» PROMPT
Among the entries below, copy only the span from the line containing "Output the component" through the line containing "72.7, 63.6, 63.6];". Do so exactly, and skip the pictures.

» ENTRIES SUPPLIED

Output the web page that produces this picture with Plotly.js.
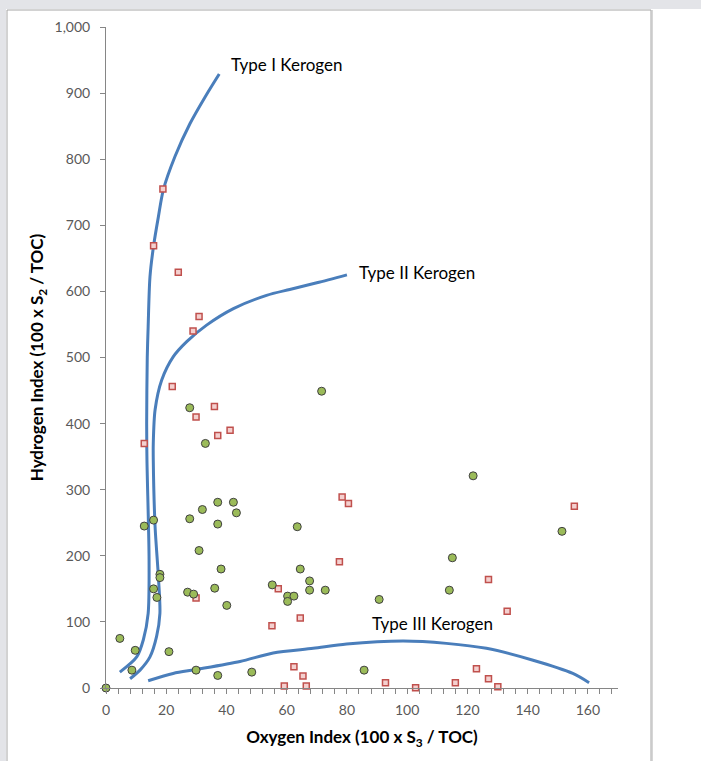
...
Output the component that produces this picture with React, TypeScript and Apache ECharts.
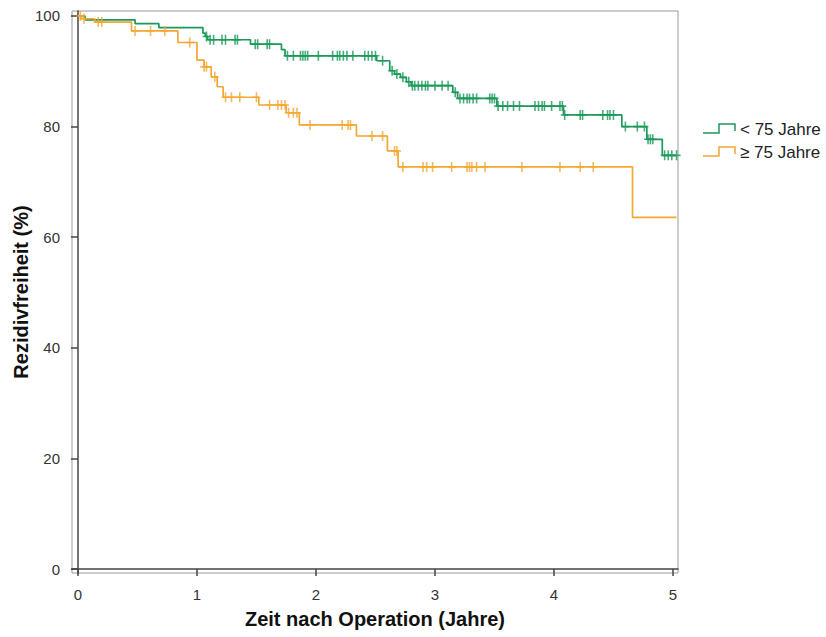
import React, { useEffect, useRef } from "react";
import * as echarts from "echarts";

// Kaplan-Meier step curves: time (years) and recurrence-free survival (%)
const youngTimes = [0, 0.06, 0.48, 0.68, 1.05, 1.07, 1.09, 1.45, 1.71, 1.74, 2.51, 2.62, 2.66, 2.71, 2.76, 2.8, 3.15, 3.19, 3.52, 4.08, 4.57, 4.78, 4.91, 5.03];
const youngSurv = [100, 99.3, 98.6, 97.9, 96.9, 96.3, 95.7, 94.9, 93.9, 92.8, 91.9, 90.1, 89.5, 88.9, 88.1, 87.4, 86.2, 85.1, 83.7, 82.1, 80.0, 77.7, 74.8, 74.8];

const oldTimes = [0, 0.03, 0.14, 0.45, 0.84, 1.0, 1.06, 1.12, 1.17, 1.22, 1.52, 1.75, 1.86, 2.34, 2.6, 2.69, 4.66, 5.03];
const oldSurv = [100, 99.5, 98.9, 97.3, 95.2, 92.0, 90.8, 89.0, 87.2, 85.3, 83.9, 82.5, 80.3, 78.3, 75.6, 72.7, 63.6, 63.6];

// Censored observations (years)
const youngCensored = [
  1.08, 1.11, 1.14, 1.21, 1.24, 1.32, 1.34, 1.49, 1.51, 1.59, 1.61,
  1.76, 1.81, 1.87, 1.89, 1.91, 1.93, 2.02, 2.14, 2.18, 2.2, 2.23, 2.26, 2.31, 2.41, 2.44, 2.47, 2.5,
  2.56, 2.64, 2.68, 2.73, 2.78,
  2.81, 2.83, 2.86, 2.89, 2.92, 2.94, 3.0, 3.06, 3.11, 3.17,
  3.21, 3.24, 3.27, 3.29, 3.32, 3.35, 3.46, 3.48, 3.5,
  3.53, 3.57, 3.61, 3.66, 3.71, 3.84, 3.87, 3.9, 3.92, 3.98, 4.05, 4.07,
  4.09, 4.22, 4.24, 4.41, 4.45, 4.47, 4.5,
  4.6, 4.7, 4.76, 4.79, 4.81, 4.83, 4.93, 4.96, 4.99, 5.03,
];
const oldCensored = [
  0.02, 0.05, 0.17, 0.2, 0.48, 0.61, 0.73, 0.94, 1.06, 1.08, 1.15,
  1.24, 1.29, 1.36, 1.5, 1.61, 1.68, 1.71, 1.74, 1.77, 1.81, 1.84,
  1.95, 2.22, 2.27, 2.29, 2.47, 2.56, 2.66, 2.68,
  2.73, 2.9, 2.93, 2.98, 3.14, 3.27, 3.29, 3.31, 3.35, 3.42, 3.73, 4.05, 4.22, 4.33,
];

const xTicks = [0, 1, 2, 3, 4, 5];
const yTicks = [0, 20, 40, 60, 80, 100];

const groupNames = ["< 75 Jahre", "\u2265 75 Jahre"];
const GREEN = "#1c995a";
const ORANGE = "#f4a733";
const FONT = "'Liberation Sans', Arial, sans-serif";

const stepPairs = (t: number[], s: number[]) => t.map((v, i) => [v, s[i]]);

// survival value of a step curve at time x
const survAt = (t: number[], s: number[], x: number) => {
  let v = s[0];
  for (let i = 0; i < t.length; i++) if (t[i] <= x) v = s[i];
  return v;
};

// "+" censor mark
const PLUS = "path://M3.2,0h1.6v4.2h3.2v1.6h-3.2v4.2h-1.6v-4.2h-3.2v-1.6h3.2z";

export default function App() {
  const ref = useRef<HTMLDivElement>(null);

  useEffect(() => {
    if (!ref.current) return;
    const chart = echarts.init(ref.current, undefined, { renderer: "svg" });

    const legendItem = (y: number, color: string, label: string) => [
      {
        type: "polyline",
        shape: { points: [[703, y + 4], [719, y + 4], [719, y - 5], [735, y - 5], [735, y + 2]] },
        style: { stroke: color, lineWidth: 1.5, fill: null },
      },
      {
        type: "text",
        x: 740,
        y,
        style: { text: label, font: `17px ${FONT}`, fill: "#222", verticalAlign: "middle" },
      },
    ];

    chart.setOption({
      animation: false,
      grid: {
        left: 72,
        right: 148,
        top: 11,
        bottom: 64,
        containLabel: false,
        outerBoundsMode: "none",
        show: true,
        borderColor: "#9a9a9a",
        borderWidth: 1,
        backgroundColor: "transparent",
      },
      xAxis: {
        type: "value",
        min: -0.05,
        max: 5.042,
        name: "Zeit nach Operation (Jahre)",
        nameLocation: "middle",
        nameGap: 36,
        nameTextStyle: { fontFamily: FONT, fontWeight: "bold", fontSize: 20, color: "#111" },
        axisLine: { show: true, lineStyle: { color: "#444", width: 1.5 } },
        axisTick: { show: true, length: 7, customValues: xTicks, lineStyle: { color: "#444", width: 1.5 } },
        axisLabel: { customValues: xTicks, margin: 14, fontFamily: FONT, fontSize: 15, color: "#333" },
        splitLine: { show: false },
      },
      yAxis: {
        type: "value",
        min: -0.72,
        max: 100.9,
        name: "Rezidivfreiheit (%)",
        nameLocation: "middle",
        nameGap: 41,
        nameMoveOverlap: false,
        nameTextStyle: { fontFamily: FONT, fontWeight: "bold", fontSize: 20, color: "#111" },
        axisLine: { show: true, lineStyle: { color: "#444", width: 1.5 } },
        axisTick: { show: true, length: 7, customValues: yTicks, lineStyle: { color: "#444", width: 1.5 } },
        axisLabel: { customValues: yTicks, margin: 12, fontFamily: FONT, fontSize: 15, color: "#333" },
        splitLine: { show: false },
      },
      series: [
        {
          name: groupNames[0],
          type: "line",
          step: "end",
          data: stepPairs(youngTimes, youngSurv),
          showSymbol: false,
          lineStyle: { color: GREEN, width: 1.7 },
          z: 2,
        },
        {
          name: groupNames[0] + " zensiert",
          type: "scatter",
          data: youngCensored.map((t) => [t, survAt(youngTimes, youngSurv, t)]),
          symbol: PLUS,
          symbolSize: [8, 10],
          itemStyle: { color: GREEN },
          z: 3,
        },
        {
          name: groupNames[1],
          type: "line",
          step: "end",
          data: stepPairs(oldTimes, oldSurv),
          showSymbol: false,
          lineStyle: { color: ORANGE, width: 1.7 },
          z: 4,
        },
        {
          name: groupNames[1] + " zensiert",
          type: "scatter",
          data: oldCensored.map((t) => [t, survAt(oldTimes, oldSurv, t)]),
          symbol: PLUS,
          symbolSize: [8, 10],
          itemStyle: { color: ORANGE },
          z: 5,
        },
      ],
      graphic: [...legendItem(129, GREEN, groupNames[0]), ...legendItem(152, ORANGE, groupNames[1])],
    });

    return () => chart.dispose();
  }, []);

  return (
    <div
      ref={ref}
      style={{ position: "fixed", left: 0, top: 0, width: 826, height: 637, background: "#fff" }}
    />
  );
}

» OUTPUT FOR THIS EXERCISE
Output the component that produces this picture with React, TypeScript and Apache ECharts.
import React, { useEffect, useRef } from "react";
import * as echarts from "echarts";

// Kaplan-Meier step curves: time (years) and recurrence-free survival (%)
const youngTimes = [0, 0.06, 0.48, 0.68, 1.05, 1.07, 1.09, 1.45, 1.71, 1.74, 2.51, 2.62, 2.66, 2.71, 2.76, 2.8, 3.15, 3.19, 3.52, 4.08, 4.57, 4.78, 4.91, 5.03];
const youngSurv = [100, 99.3, 98.6, 97.9, 96.9, 96.3, 95.7, 94.9, 93.9, 92.8, 91.9, 90.1, 89.5, 88.9, 88.1, 87.4, 86.2, 85.1, 83.7, 82.1, 80.0, 77.7, 74.8, 74.8];

const oldTimes = [0, 0.03, 0.14, 0.45, 0.84, 1.0, 1.06, 1.12, 1.17, 1.22, 1.52, 1.75, 1.86, 2.34, 2.6, 2.69, 4.66, 5.03];
const oldSurv = [100, 99.5, 98.9, 97.3, 95.2, 92.0, 90.8, 89.0, 87.2, 85.3, 83.9, 82.5, 80.3, 78.3, 75.6, 72.7, 63.6, 63.6];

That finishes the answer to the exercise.